Claim two. Vermont not only has one of the lowest populations of any state in the country, it is also physically one of the smallest. And yet, once again, we boast great things. Vermont has the longest backcountry Nordic ski trail of any state in the country. Longer than anything you can find in Utah, Nevada, Idaho, Wyoming, Montana or Maine. Longer even than any cross-country ski trail you can find in Alaska, and that’s the state that hosts the famous long-distance dogsled race known as the Iditarod. Just how long is Vermont’s trail? 300 miles. So what are you waiting for? There’s still some snow on the ground.
Claim three. One reason that we have a such a success rate at sending athletes to the winter games, and overcoming the hurdles to create the nation’s longest backcountry ski trail, is that we’ve been doing it the longest. We have not only the most of something and the longest of something, but also the oldest. Specifically, we have the oldest cross-country ski area in the country: the first commercially opened center to offer groomed cross-country trails, lessons, rentals, etc. It’s enough to make you want to sing, as though the hills themselves were alive with the sound of music.
So now it’s time to guess. Which claim was false?
If you guessed number two, try again.
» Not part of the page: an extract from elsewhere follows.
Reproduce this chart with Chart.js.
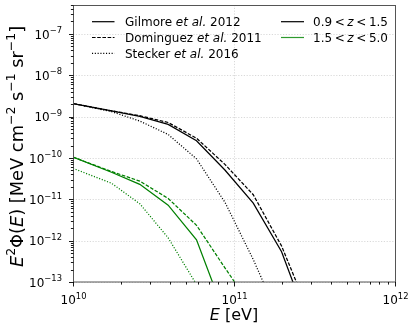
<!DOCTYPE html>
<html><head><meta charset="utf-8">
<script src="https://cdn.jsdelivr.net/npm/chart.js@4.4.1/dist/chart.umd.min.js"></script>
<style>html,body{margin:0;padding:0;background:#fff;overflow:hidden}#wrap{width:415px;height:332px}</style>
</head><body><div id="wrap"><canvas id="c" width="415" height="332"></canvas></div>
<script>
// ---- data ----
const energies = [1e10, 1.734e10, 2.6e10, 3.9e10, 5.85e10, 8.78e10, 1.317e11, 1.975e11, 2.963e11];
const gilmoreLowZ    = [2.07e-9, 1.37e-9, 1.01e-9, 6.5e-10, 2.6e-10, 5.1e-11, 8.1e-12, 5.4e-13, 7.9e-15];
const dominguezLowZ  = [2.07e-9, 1.38e-9, 1.05e-9, 7.2e-10, 3.0e-10, 7.0e-11, 1.29e-11, 7.4e-13, 1.6e-14];
const steckerLowZ    = [2.07e-9, 1.32e-9, 7.8e-10, 3.7e-10, 9.5e-11, 8.5e-12, 3.5e-13, 1.0e-14, null];
const gilmoreHighZ   = [1.05e-10, 4.5e-11, 2.3e-11, 7.2e-12, 1.05e-12, 1.6e-14, null, null, null];
const dominguezHighZ = [1.05e-10, 4.7e-11, 2.75e-11, 1.05e-11, 2.35e-12, 2.2e-13, 2.2e-14, null, null];
const steckerHighZ   = [5.6e-11, 2.45e-11, 7.8e-12, 1.17e-12, 8.7e-14, 3.2e-15, null, null, null];
const xTickExponents = [10, 11, 12];
const yTickExponents = [-13, -12, -11, -10, -9, -8, -7];
const xMin = 1e10, xMax = 1e12, yMin = 1e-13, yMax = 5e-7;
const modelNames = [["Gilmore", "2012"], ["Dominguez", "2011"], ["Stecker", "2016"]];
const zBins = [["0.9", "1.5"], ["1.5", "5.0"]];

const FAM = '"DejaVu Sans", sans-serif';
const BLACK = '#000000', GREEN = '#008000';
const DASH = [3.6, 1.6], DOT = [1.1, 1.7];

function pts(arr) {
  return energies.map((e, i) => ({x: e, y: arr[i]})).filter(p => p.y !== null);
}
function ds(arr, color, dash) {
  return {data: pts(arr), borderColor: color, borderWidth: 1.25, borderDash: dash, pointRadius: 0, tension: 0, fill: false};
}

function drawRich(ctx, segs, x, y, size, align) {
  const fontFor = s => (s.it ? 'italic ' : '') + (s.sup ? size * 0.7 : size) + 'px ' + FAM;
  let w = 0;
  segs.forEach(s => { ctx.font = fontFor(s); s.w = ctx.measureText(s.t).width + (s.gap || 0); w += s.w; });
  let cx = align === 'center' ? x - w / 2 : align === 'right' ? x - w : x;
  ctx.textAlign = 'left'; ctx.textBaseline = 'alphabetic';
  segs.forEach(s => {
    ctx.font = fontFor(s);
    ctx.fillText(s.t, cx, s.sup ? y - size * 0.45 : y);
    cx += s.w;
  });
  return w;
}
function supExp(e) { return (e < 0 ? '\u2212' : '') + Math.abs(e); }

const axesPlugin = {
  id: 'axesPlugin',
  beforeDatasetsDraw(chart) {
    const ctx = chart.ctx, a = chart.chartArea, xs = chart.scales.x, ys = chart.scales.y;
    ctx.save();
    ctx.strokeStyle = '#cfcfcf'; ctx.lineWidth = 0.8; ctx.setLineDash([1.2, 1.6]);
    yTickExponents.forEach(e => {
      const py = Math.round(ys.getPixelForValue(Number('1e' + e))) + 0.5;
      ctx.beginPath(); ctx.moveTo(a.left, py); ctx.lineTo(a.right, py); ctx.stroke();
    });
    xTickExponents.forEach(e => {
      const px = Math.round(xs.getPixelForValue(Number('1e' + e))) + 0.5;
      ctx.beginPath(); ctx.moveTo(px, a.top); ctx.lineTo(px, a.bottom); ctx.stroke();
    });
    ctx.restore();
  },
  afterDraw(chart) {
    const ctx = chart.ctx, a = chart.chartArea, xs = chart.scales.x, ys = chart.scales.y;
    ctx.save();
    // frame
    ctx.strokeStyle = '#555'; ctx.lineWidth = 1; ctx.setLineDash([]);
    ctx.strokeRect(Math.round(a.left) + 0.5, Math.round(a.top) + 0.5, Math.round(a.right - a.left), Math.round(a.bottom - a.top) - 0.5);
    // ticks
    ctx.strokeStyle = '#000'; ctx.lineWidth = 0.9;
    const L = Math.round(a.left) + 0.5, B = Math.round(a.bottom);
    for (let d = -14; d <= -6; d++) {
      for (let m = 1; m <= 9; m++) {
        const v = m * Number('1e' + d);
        if (v < yMin * 0.999 || v > yMax * 1.001) continue;
        const py = Math.round(ys.getPixelForValue(v)) + 0.5;
        const len = m === 1 ? 4.5 : 2.6;
        ctx.beginPath(); ctx.moveTo(L, py); ctx.lineTo(L - len, py); ctx.stroke();
      }
    }
    for (let d = 10; d <= 12; d++) {
      for (let m = 1; m <= 9; m++) {
        const v = m * Number('1e' + d);
        if (v < xMin * 0.999 || v > xMax * 1.001) continue;
        const px = Math.round(xs.getPixelForValue(v)) + 0.5;
        const len = m === 1 ? 4.5 : 2.6;
        ctx.beginPath(); ctx.moveTo(px, B); ctx.lineTo(px, B + len); ctx.stroke();
      }
    }
    // tick labels
    ctx.fillStyle = '#000';
    yTickExponents.forEach(e => {
      const py = ys.getPixelForValue(Number('1e' + e));
      drawRich(ctx, [{t: '10'}, {t: supExp(e), sup: true}], 62, py + 4.6, 12, 'right');
    });
    xTickExponents.forEach(e => {
      const px = xs.getPixelForValue(Number('1e' + e));
      drawRich(ctx, [{t: '10'}, {t: supExp(e), sup: true}], px + 0.5, 304, 12, 'center');
    });
    // axis titles
    drawRich(ctx, [{t: 'E', it: true}, {t: ' [eV]'}], (a.left + a.right) / 2, 320, 16, 'center');
    ctx.save();
    ctx.translate(23, 146.5);
    ctx.rotate(-Math.PI / 2);
    drawRich(ctx, [
      {t: 'E', it: true}, {t: '2', sup: true}, {t: '\u03A6('}, {t: 'E', it: true}, {t: ') [MeV cm'},
      {t: '\u22122', sup: true}, {t: ' s'}, {t: '\u22121', sup: true}, {t: ' sr'}, {t: '\u22121', sup: true}, {t: ']'}
    ], 0, 0, 17.8, 'center');
    ctx.restore();
    // legend
    const rows = [21.7, 37.5, 53.3];
    const styles = [[], DASH, DOT];
    ctx.lineWidth = 1.2;
    modelNames.forEach((nm, i) => {
      ctx.strokeStyle = BLACK; ctx.setLineDash(styles[i]);
      ctx.beginPath(); ctx.moveTo(92, rows[i]); ctx.lineTo(114.5, rows[i]); ctx.stroke();
      ctx.setLineDash([]);
      drawRich(ctx, [{t: nm[0] + ' '}, {t: 'et al.', it: true}, {t: ' ' + nm[1]}], 125, rows[i] + 4.3, 12, 'left');
    });
    const zColors = [BLACK, '#2e9a2e'];
    zBins.forEach((zb, i) => {
      ctx.strokeStyle = zColors[i]; ctx.setLineDash([]);
      ctx.beginPath(); ctx.moveTo(281, rows[i]); ctx.lineTo(304, rows[i]); ctx.stroke();
      drawRich(ctx, [{t: zb[0], gap: 2.6}, {t: '<', gap: 2.6}, {t: 'z', it: true, gap: 2.6}, {t: '<', gap: 2.6}, {t: zb[1]}], 313, rows[i] + 4.3, 12, 'left');
    });
    ctx.restore();
  }
};

new Chart(document.getElementById('c'), {
  type: 'line',
  data: {
    datasets: [
      ds(gilmoreLowZ, BLACK, []),
      ds(dominguezLowZ, BLACK, DASH),
      ds(steckerLowZ, BLACK, DOT),
      ds(gilmoreHighZ, GREEN, []),
      ds(dominguezHighZ, GREEN, DASH),
      ds(steckerHighZ, GREEN, DOT)
    ]
  },
  options: {
    responsive: false, animation: false, devicePixelRatio: 1,
    layout: {padding: {left: 73, right: 20, top: 5, bottom: 50}},
    plugins: {legend: {display: false}, tooltip: {enabled: false}},
    scales: {
      x: {type: 'logarithmic', min: xMin, max: xMax, display: false},
      y: {type: 'logarithmic', min: yMin, max: yMax, display: false}
    }
  },
  plugins: [axesPlugin]
});
</script>
</body></html>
According to www.catamounttrail.org, the Catamount Trail runs 300 miles, the whole north-south distance of Vermont from Canada to Massachusetts. It has a mix of terrains and levels of difficulty, and also links several inns. making it a wonderful place for an inn-to-inn ski tour. Most importantly for this column, it has been named in several places as the longest backcountry ski trail in North America, though it is only within the last two years that it could make that claim. Begun officially in 1984, the Catamount Trail Association only completed the trail in 2008, linking the last sections together to form a continuous 300-mile experience. Though I’ve not come close to skiing the entire length, I’ve skied several portions. It’s not only a long trail, but a beautiful one.
You are also wrong if you guessed number three. Trapp Family Lodge in Stowe, one of my favorite places to ski, lays claim to being the oldest cross-country ski center in the country. It also has a wonderful ski school, with connections to past Olympians. The folks at Trapp were part of the inspiration for Tony Clark to start Blueberry Hill ski touring center here in Addison County, another of my favorite places to ski.
Which leaves, of course, only number one. Though Vermont did boast eight 2010 Olympians, an impressive number given the population of the state, that ranks the state only number 11. Minnesota led the way with 21 Olympians. (How many were on the curling team, I don’t know.) New York and Colorado were next with 19 and 17. In fact, Vermont can’t even claim first in New England as Massachusetts accounted for 12 members of the team. But at least we beat out New Hampshire (7) and Maine (2)!
Though I can’t get NPR’s Carl Kassell to leave a message on your answering machine, if you got the answer correct, feel free to leave a message on your own, boasting about your Vermont, Olympics and winter sports knowledge.